Diaphragmatic breathing: Using this technique to slow down your breathing rate, increase your COPD oxygen levels, and allow you to use less effort to breathe:
- Lie comfortably on your back.
- Place one hand on your upper chest and one on your stomach.
- Breathe normally for a minute, and notice whether your chest or stomach rises with each intake of breath. If your chest expands, try to focus on breathing with your diaphragm (which would cause your stomach to rise).
- Inhale slowly through your nose.
- Slowly exhale through pursed lips.
- Rest and repeat. Continue for five to 10 minutes.
Breathe Clean Air
Keep the air in your home as clear of irritants as possible. For example:
- Don’t smoke, and don’t allow anyone else to smoke in the house.
- Keep all fumes and strong smells out.
- If you must have painting done, stay out of the house until it is finished.
- Avoid smoke from wood fires.
Also avoid outdoor air pollutants as much as you can, by staying indoors when outdoor air quality is poor.
Having a chronic lung disease such as COPD may require making special arrangements for traveling, especially travel by airplane. Those who require oxygen therapy will first need to obtain permission to fly from their physician. They must also notify the airline well in advance of travel, to arrange for use of oxygen during the flight.

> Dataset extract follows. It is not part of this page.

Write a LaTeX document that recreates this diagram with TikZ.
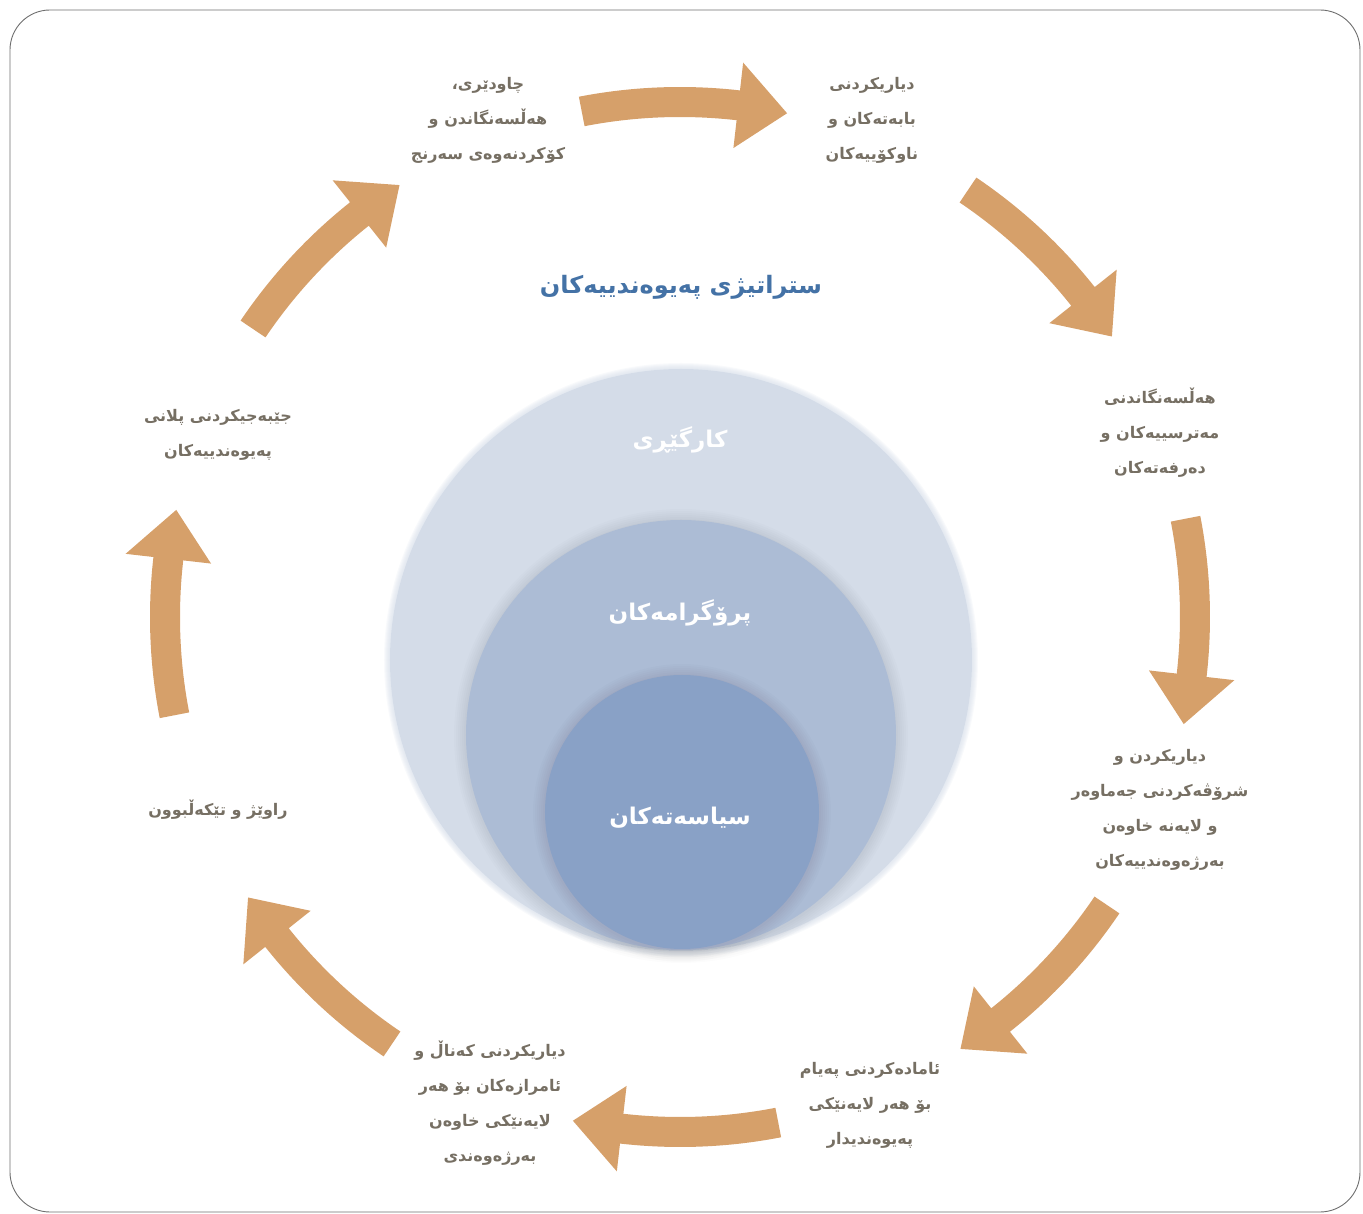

Always discuss air travel plans with your physician. Lung function tests will likely be needed to determine whether supplemental oxygen will be required. The doctor will also need to provide a letter to the airline.
During the flight, the oxygen will be provided by the airline (there will likely be a fee for this service). Passengers are not allowed to bring their own oxygen canisters on board an airplane, but some airlines will allow patients to use their own portable concentrators during flights. Empty cylinders and equipment likely are allowed only as checked baggage.
Information about which airlines allow use of oxygen on flights, along with their policies, is available from the Airline Oxygen Council of America.